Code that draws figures
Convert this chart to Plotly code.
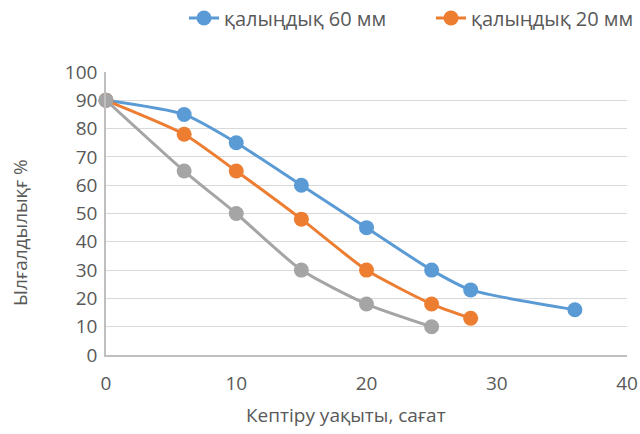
import plotly.graph_objects as go

# Drying time (hours) and moisture (%) for each sample
hours_60 = [0, 6, 10, 15, 20, 25, 28, 36]
moist_60 = [90, 85, 75, 60, 45, 30, 23, 16]

hours_20 = [0, 6, 10, 15, 20, 25, 28]
moist_20 = [90, 78, 65, 48, 30, 18, 13]

hours_3 = [0, 6, 10, 15, 20, 25]
moist_3 = [90, 65, 50, 30, 18, 10]

x_ticks = [0, 10, 20, 30, 40]
y_ticks = [0, 10, 20, 30, 40, 50, 60, 70, 80, 90, 100]

FONT = "Open Sans, Liberation Sans, sans-serif"
TEXT = "#595959"

W, H = 640, 434
L, R, T, B = 106, 13, 72, 79

fig = go.Figure()

def add(x, y, color, name, legend=True):
    fig.add_trace(go.Scatter(
        x=x, y=y, name=name, mode="lines+markers", showlegend=legend,
        cliponaxis=False,
        line=dict(color=color, width=3, shape="spline", smoothing=0.6),
        marker=dict(color=color, size=15),
    ))

add(hours_60, moist_60, "#5b9bd5", "қалыңдық 60 мм")
add(hours_20, moist_20, "#ed7d31", "қалыңдық 20 мм")
add(hours_3, moist_3, "#a5a5a5", "", legend=False)

pw, ph = W - L - R, H - T - B

fig.update_layout(
    width=W, height=H,
    margin=dict(l=L, r=R, t=T, b=B, autoexpand=False),
    paper_bgcolor="white", plot_bgcolor="white",
    font=dict(family=FONT, color=TEXT, size=19),
    legend=dict(orientation="h", x=184 / W, xanchor="left", xref="container",
                y=1 - 18 / H, yanchor="middle", yref="container",
                traceorder="normal", font=dict(size=20),
                entrywidth=202, entrywidthmode="pixels"),
    xaxis=dict(range=[0, 40], tickvals=x_ticks, showgrid=False,
               showline=True, linecolor="#bfbfbf", linewidth=1.5, zeroline=False,
               ticks="", ticklabelstandoff=10, tickfont=dict(size=19, color=TEXT)),
    yaxis=dict(range=[0, 100], tickvals=y_ticks, showgrid=True, gridcolor="#d9d9d9",
               gridwidth=1.3, showline=True, linecolor="#bfbfbf", linewidth=1.5,
               zeroline=False, ticks="", ticklabelstandoff=3,
               tickfont=dict(size=19, color=TEXT)),
    annotations=[
        dict(text="Кептіру уақыты, сағат", xref="paper", yref="paper",
             x=(346 - L) / pw, y=-(415 - T - ph) / ph, showarrow=False,
             xanchor="center", yanchor="middle", font=dict(size=19, color=TEXT)),
        dict(text="Ылғалдылықғ %", xref="paper", yref="paper",
             x=-(L - 20) / pw, y=(T + ph - 233) / ph, showarrow=False, textangle=-90,
             xanchor="center", yanchor="middle", font=dict(size=19, color=TEXT)),
    ],
)

fig.write_html("out.html")
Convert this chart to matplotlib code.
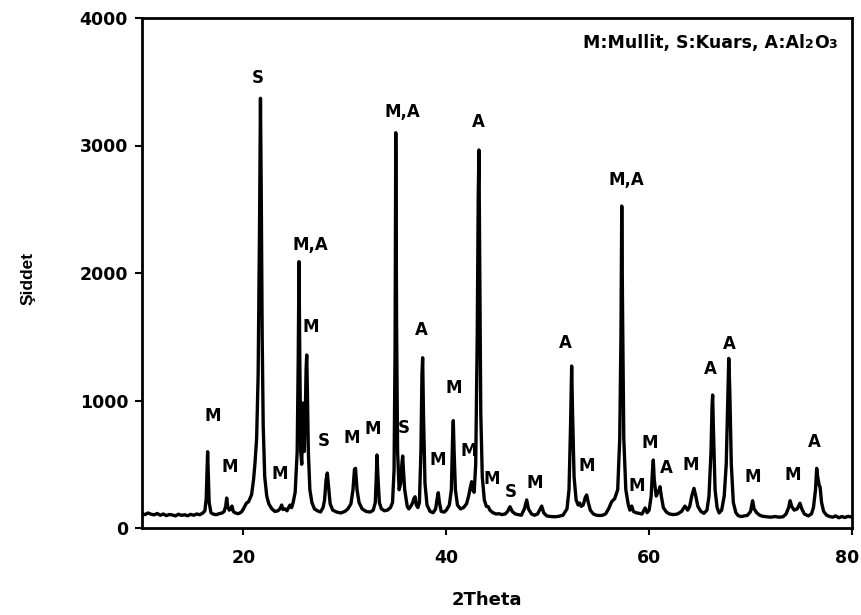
import matplotlib
matplotlib.use("Agg")
import matplotlib.pyplot as plt
import matplotlib.transforms as mtrans
from matplotlib.offsetbox import TextArea, HPacker, AnchoredOffsetbox

# XRD trace: 2-theta positions (degrees) and intensity (counts), read peak by peak
two_theta = [
    10.0, 10.3, 10.6, 10.9, 11.2, 11.5, 11.8, 12.1, 12.4, 12.7, 13.0, 13.3, 13.6, 13.9,
    14.2, 14.5, 14.8, 15.1, 15.4, 15.7, 16.0, 16.2, 16.33, 16.42, 16.47, 16.52, 16.62, 16.8,
    17.0, 17.3, 17.6, 17.9, 18.1, 18.25, 18.35, 18.45, 18.6, 18.75, 18.87, 19.0, 19.2, 19.5,
    19.8, 20.0, 20.3, 20.5, 20.8, 21.0, 21.14, 21.3, 21.45, 21.58, 21.68, 21.76, 21.85, 21.95,
    22.1, 22.3, 22.5,
    22.8, 23.1, 23.4, 23.6, 23.77, 23.9, 24.1, 24.3, 24.45, 24.59, 24.75, 24.9, 25.1, 25.3,
    25.4, 25.48, 25.55, 25.65, 25.75, 25.82, 25.87, 25.93, 26.0, 26.1, 26.18, 26.24, 26.3,
    26.4, 26.55, 26.75, 27.0, 27.3, 27.6, 27.85, 28.0, 28.15, 28.27, 28.4, 28.55, 28.8,
    29.2, 29.6, 30.0, 30.3, 30.6, 30.8, 30.95, 31.05, 31.2, 31.4, 31.7, 32.1, 32.5, 32.8,
    33.0, 33.1, 33.17, 33.25, 33.4, 33.6, 33.9, 34.2, 34.5, 34.7, 34.85, 34.95, 35.02, 35.1,
    35.2, 35.35, 35.5, 35.62, 35.7, 35.78, 35.9, 36.0, 36.15, 36.3,
    36.5, 36.7, 36.8, 36.92, 37.05, 37.2, 37.35, 37.5, 37.6, 37.67, 37.75, 37.9, 38.1, 38.4,
    38.7, 38.95, 39.1, 39.21, 39.32, 39.5, 39.8, 40.0, 40.3, 40.5, 40.62, 40.69, 40.77, 40.9,
    41.1, 41.4, 41.7, 42.0, 42.2, 42.4, 42.5, 42.6, 42.75, 42.9, 43.05, 43.15, 43.22, 43.3,
    43.4, 43.55, 43.75, 43.95, 44.14, 44.3,
    44.6, 44.9, 45.2, 45.5, 45.8, 46.05, 46.28, 46.5, 46.8, 47.1, 47.4, 47.7, 47.93, 48.1,
    48.4, 48.7, 49.0, 49.2, 49.41, 49.6, 49.9, 50.3, 50.7, 51.1, 51.5, 51.9, 52.1, 52.25,
    52.36, 52.45, 52.6, 52.8, 53.0,
    53.15, 53.3, 53.5, 53.7, 53.84, 54.0, 54.2, 54.5, 54.8, 55.1, 55.4, 55.7, 56.0, 56.3,
    56.6, 56.9, 57.1, 57.22, 57.3, 57.38, 57.5, 57.7, 57.95, 58.1, 58.28, 58.45, 58.7, 59.0,
    59.3, 59.6, 59.8, 60.0, 60.2, 60.33, 60.41, 60.5, 60.7, 60.85, 61.0, 61.07, 61.2, 61.4,
    61.7, 62.0, 62.4, 62.8, 63.2, 63.53, 63.8, 64.0, 64.2, 64.42, 64.6, 64.8, 65.1, 65.4,
    65.7, 65.9, 66.1, 66.2, 66.26, 66.33, 66.5, 66.7, 66.9, 67.15, 67.4, 67.6, 67.75, 67.85,
    67.95, 68.1, 68.3, 68.55, 68.8,
    69.1, 69.4, 69.7, 70.0, 70.2, 70.35, 70.6, 70.9, 71.2, 71.6, 72.0, 72.4, 72.8, 73.2,
    73.5, 73.75, 73.9, 74.05, 74.3, 74.6, 74.87, 75.05, 75.3, 75.7, 76.0, 76.2, 76.4, 76.52,
    76.62, 76.78, 76.85, 77.0, 77.2, 77.5, 77.8, 78.1, 78.4, 78.7, 79.0, 79.3, 79.6, 80.0,
]
intensity = [
    112, 105, 118, 108, 103, 114, 100, 110, 97, 106, 102, 95, 108, 99,
    104, 96, 107, 100, 110, 104, 118, 135, 230, 480, 598, 470, 200, 120,
    110, 104, 112, 118, 130, 170, 235, 170, 140, 150, 172, 130, 118, 112,
    125, 150, 196, 205, 260, 380, 510, 700, 1200, 2300, 3370, 2600, 1500, 800,
    400, 250, 190,
    150, 130, 135, 150, 180, 145, 150, 135, 160, 180, 160, 200, 280, 600,
    1300, 2089, 1400, 600, 500, 800, 980, 700, 600, 900, 1250, 1357, 1100,
    600, 300, 200, 150, 135, 125, 160, 220, 380, 431, 320, 190, 140,
    125, 118, 130, 150, 190, 300, 460, 468, 300, 200, 150, 130, 125, 140,
    200, 400, 573, 420, 200, 150, 135, 140, 160, 200, 450, 1400, 3100, 1600,
    600, 300, 350, 500, 565, 450, 300, 250, 170, 150,
    170, 200, 230, 245, 180, 160, 200, 600, 1200, 1335, 900, 350, 180, 130,
    120, 150, 230, 277, 200, 130, 125, 140, 180, 300, 700, 842, 600, 300,
    180, 150, 160, 190, 250, 330, 363, 300, 280, 500, 1500, 2600, 2965, 2000,
    900, 400, 220, 170, 167, 140,
    120, 110, 112, 105, 110, 130, 167, 130, 110, 105, 100, 150, 220, 150,
    110, 100, 110, 140, 172, 120, 95, 90, 88, 92, 100, 150, 300, 800,
    1270, 900, 400, 220, 180,
    196, 170, 180, 240, 259, 200, 140, 110, 100, 98, 100, 110, 150, 206,
    230, 300, 700, 1500, 2525, 1700, 700, 300, 180, 140, 172, 130, 120, 115,
    110, 157, 120, 140, 250, 450, 533, 380, 250, 280, 300, 324, 250, 160,
    125, 110, 105, 110, 130, 172, 140, 170, 250, 311, 250, 170, 130, 115,
    140, 250, 600, 950, 1043, 800, 300, 160, 118, 140, 250, 500, 1000, 1330,
    1080, 500, 200, 120, 95,
    90, 95, 100, 130, 214, 150, 120, 100, 92, 88, 85, 90, 85, 88,
    110, 160, 214, 170, 140, 150, 194, 150, 110, 95, 110, 160, 300, 468,
    400, 330, 324, 200, 130, 100, 90, 85, 95, 80, 90, 82, 92, 85,
]
assert len(two_theta) == len(intensity)

# Phase labels above the reflections
phase_text = ["M", "M", "S", "M", "M,A", "M", "S", "M", "M", "M,A", "S", "A", "M", "M",
              "M", "A", "M", "S", "M", "A", "M", "M,A", "M", "M", "A", "M", "A", "A",
              "M", "M", "A"]
phase_x = [17.0, 18.68, 21.44, 23.54, 26.56, 26.66, 27.87, 30.67, 32.74, 35.7, 35.83,
           37.5, 39.2, 40.69, 42.24, 43.2, 44.48, 46.35, 48.75, 51.7, 53.84, 57.8, 58.77,
           60.08, 61.73, 64.09, 66.07, 67.9, 70.2, 74.15, 76.25]
phase_y = [878, 476, 3529, 424, 2220, 1579, 685, 703, 774, 3263, 782, 1553, 533, 1098,
           606, 3184, 382, 285, 350, 1451, 486, 2729, 329, 669, 468, 494, 1245, 1440,
           398, 416, 677]

x_ticks = [20, 40, 60, 80]
y_ticks = [0, 1000, 2000, 3000, 4000]

W, H = 861, 615
fig = plt.figure(figsize=(W / 100, H / 100), dpi=100)
ax = fig.add_axes([142 / W, 87 / H, 710 / W, 510 / H])

ax.plot(two_theta, intensity, color="black", lw=2.4,
        solid_joinstyle="round", solid_capstyle="round")

ax.set_xlim(10, 80)
ax.set_ylim(0, 4000)
ax.set_xticks(x_ticks)
ax.set_yticks(y_ticks)

tick_font = dict(family="DejaVu Sans", weight="bold", size=12.5)
ax.set_xticklabels([str(v) for v in x_ticks], fontdict=tick_font)
ax.set_yticklabels([str(v) for v in y_ticks], fontdict=tick_font)
ax.tick_params(axis="both", direction="out", length=5, width=1.5, color="black")
ax.tick_params(axis="x", pad=10)
ax.tick_params(axis="y", pad=5)

# nudge the last x label inward so it stays inside the canvas
last = ax.xaxis.get_major_ticks()[-1].label1
last.set_transform(last.get_transform()
                   + mtrans.ScaledTranslation(-5 / 100, 0, fig.dpi_scale_trans))

for side in ["left", "bottom", "top", "right"]:
    ax.spines[side].set_linewidth(2.0)
    ax.spines[side].set_color("black")

ax.set_xlabel("2Theta", family="DejaVu Sans", weight="bold", size=13)
ax.xaxis.set_label_coords(0.486, -0.124)
ax.set_ylabel("Şiddet", family="Liberation Sans", weight="bold", size=12.5)
ax.yaxis.set_label_coords(-0.150, 0.49)

for t, x, y in zip(phase_text, phase_x, phase_y):
    ax.text(x, y, t, ha="center", va="center", family="DejaVu Sans",
            weight="bold", size=12)

# Phase key with smaller digits in Al2O3
big = dict(family="DejaVu Sans", weight="bold", size=12.5, color="black")
small = dict(family="DejaVu Sans", weight="bold", size=9, color="black")
pieces = [("M:Mullit, S:Kuars, A:Al", big), ("2", small), ("O", big), ("3", small)]
key = HPacker(children=[TextArea(s, textprops=p) for s, p in pieces],
              align="baseline", pad=0, sep=0)
anchored = AnchoredOffsetbox(loc="center right", child=key, pad=0, borderpad=0,
                             frameon=False, bbox_to_anchor=(0.979, 0.951),
                             bbox_transform=ax.transAxes)
ax.add_artist(anchored)

fig.savefig("out.png", dpi=100)
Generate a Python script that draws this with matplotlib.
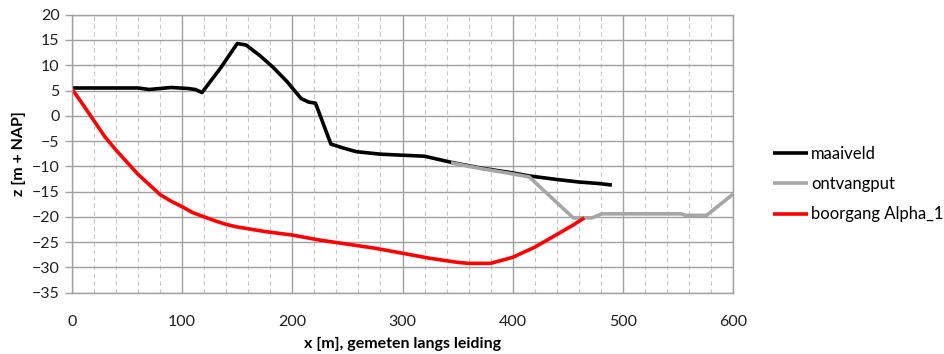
import matplotlib
matplotlib.use("Agg")
import matplotlib.pyplot as plt
from matplotlib.ticker import MultipleLocator

plt.rcParams['font.family'] = ['Lato', 'DejaVu Sans']

# Ground level profile
maaiveld_x = [0, 30, 60, 70, 90, 105, 112, 118, 135, 150, 158, 170, 182, 195, 208, 215, 221, 235, 245, 258, 280, 300, 320, 344, 370, 400, 415, 440, 460, 478, 490]
maaiveld_z = [5.5, 5.5, 5.5, 5.2, 5.6, 5.4, 5.2, 4.6, 9.5, 14.3, 14.0, 12.0, 9.7, 6.8, 3.4, 2.7, 2.5, -5.6, -6.3, -7.1, -7.6, -7.8, -8.0, -9.2, -10.3, -11.3, -11.9, -12.6, -13.1, -13.4, -13.7]

# Receiving pit profile
ontvangput_x = [344, 370, 400, 415, 455, 472, 481, 553, 557, 576, 600]
ontvangput_z = [-9.3, -10.4, -11.5, -12.1, -20.2, -20.2, -19.4, -19.4, -19.7, -19.7, -15.5]

# Drill path
boorgang_x = [0, 10, 20, 30, 40, 50, 60, 70, 80, 90, 100, 110, 120, 130, 140, 150, 175, 200, 225, 250, 275, 300, 325, 350, 360, 380, 400, 420, 440, 455, 465]
boorgang_z = [5.3, 2.2, -1.0, -4.2, -6.8, -9.2, -11.6, -13.6, -15.6, -16.9, -18.0, -19.2, -20.0, -20.8, -21.5, -22.0, -22.9, -23.6, -24.6, -25.4, -26.2, -27.2, -28.2, -29.0, -29.2, -29.2, -28.0, -26.0, -23.5, -21.6, -20.2]

fig = plt.figure(figsize=(9.45, 3.54), dpi=100)
ax = fig.add_axes([0.0762, 0.1732, 0.6995, 0.7853])

ax.plot(maaiveld_x, maaiveld_z, color='#000000', lw=2.6, label='maaiveld', solid_capstyle='butt')
ax.plot(ontvangput_x, ontvangput_z, color='#A6A6A6', lw=2.6, label='ontvangput', solid_capstyle='butt')
ax.plot(boorgang_x, boorgang_z, color='#FF0000', lw=2.6, label='boorgang Alpha_1', solid_capstyle='butt')

ax.set_xlim(0, 600)
ax.set_ylim(-35, 20)
ax.xaxis.set_major_locator(MultipleLocator(100))
ax.xaxis.set_minor_locator(MultipleLocator(20))
ax.yaxis.set_major_locator(MultipleLocator(5))

ax.grid(which='major', color='#A0A0A0', lw=1.0, ls='-')
ax.grid(which='minor', axis='x', color='#C8C8C8', lw=0.8, ls=(0, (4, 3)))
ax.set_axisbelow(True)

for s in ax.spines.values():
    s.set_color('#A0A0A0')
    s.set_linewidth(1.0)

ax.tick_params(axis='x', which='both', length=0, pad=16, labelsize=11.5, labelcolor='#202020')
ax.tick_params(axis='y', which='major', length=5, width=1.0, color='#A0A0A0', pad=4, labelsize=11.5, labelcolor='#202020')

ax.set_xlabel('x [m], gemeten langs leiding', fontsize=11.5, fontweight='bold', labelpad=6)
ax.set_ylabel('z [m + NAP]', fontsize=11.5, fontweight='bold', labelpad=4)

leg = ax.legend(loc='center left', bbox_to_anchor=(1.06, 0.39), frameon=False, fontsize=12,
                handlelength=2.1, handletextpad=0.2, labelspacing=0.85,
                borderpad=0, borderaxespad=0)

fig.savefig('out.png', dpi=100)
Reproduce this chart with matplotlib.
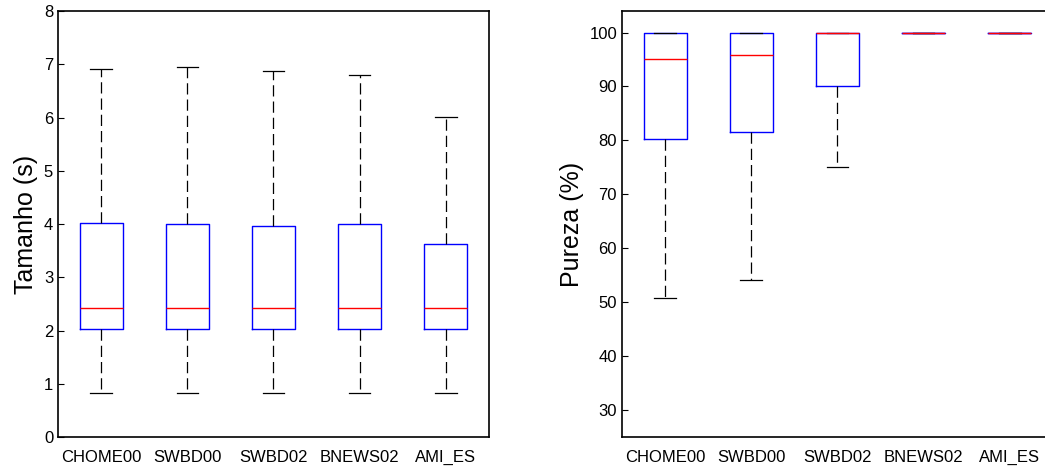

What is needed -> Your task is to transcribe exactly the lines starting at the line that contains "Convert this chart to matplotlib code." and ending at the line that contains "from matplotlib.offsetbox import", both included. Leave out the pictures.

Exercise solution ->
Convert this chart to matplotlib code.
import matplotlib
matplotlib.use("Agg")
import matplotlib.pyplot as plt
import matplotlib.transforms as mtrans
from matplotlib.offsetbox import TextArea, HPacker, AnchoredOffsetbox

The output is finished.